Nothing much new is going on. Been scarpbooking whenever i can, and reading during my breaks {when i am not eating or talking to my older sister}. Esther was laid off, and this guy from Days was fired {because he let some bad parts go to the company.. or something like that.}

This week's Fun-Monday looks like it's going to be a crazzie one. Boy- i need to put my thinking cap on and get cracking on figureing out a crazzie picture to post it with.
So, I think that you will have to wait and see how crazzie or un-crazzie it is. To tell you the truth, i am not sure what i am going to be doing. I guess it'll just be a last minute thing- those are always the best.
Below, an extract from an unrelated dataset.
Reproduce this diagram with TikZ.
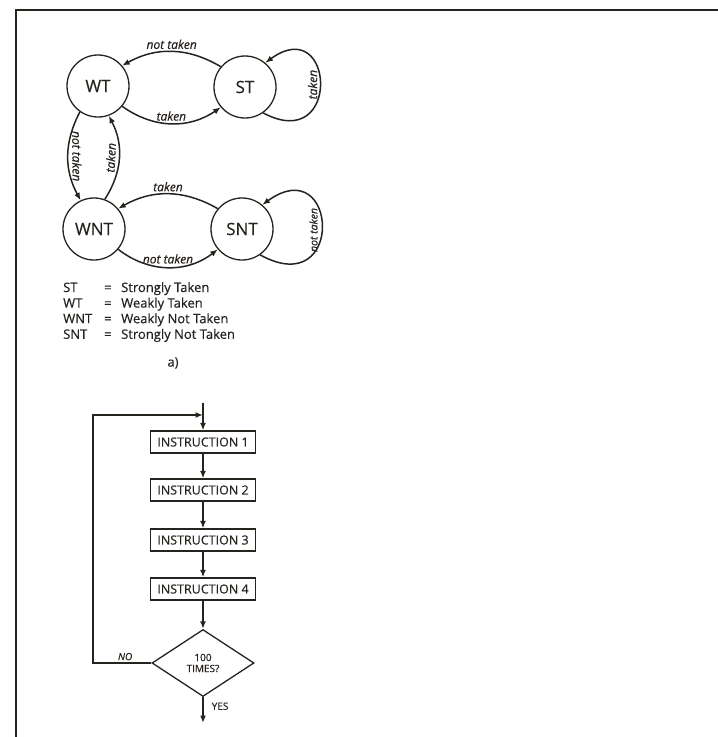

Anyways- I love hearing from my friends who are at school. I am missing them loads and loads more. I mainly am missing my friend Jolene...but that is alright. I was looking at David's blog yesterday. It was very awesome to see that there are still some crazzie times going on. I use to hear about some crazzieness from my roomie Ali.. but i havn't really been able to talk to her much. She is busy, and well, i tend to write out long emails {so it takes those who read them at school years to read it and to reply back.}.. I know that we talked on the phone one time, and she told me about her crazzie roomies and how they got a Footon {sp} into their room--which is on the 2nd floor. Crazzieness. I miss those Crazzie times- but then again, I make up my own crazzieness here. Like today, I was able to pick on Kaytie {from the time she got up to the time she thought about going to bed}.. To tell you the truth- i was the one who woke her up. I went into the room and took her pillow.. then took her covers.. then tickled her, then well, what every sister does- tease her. It was great fun. I don't get to do that much- seeing how I go to work before the kids get home from school, and they are all asleep when i come home from work. O-wells.
Soo.. this is a random post from Crazzie ME!!! Hope you enjoyed it-- and if not, Then go read another blog {ya don't have to read}..!!! Well, have a great random day!!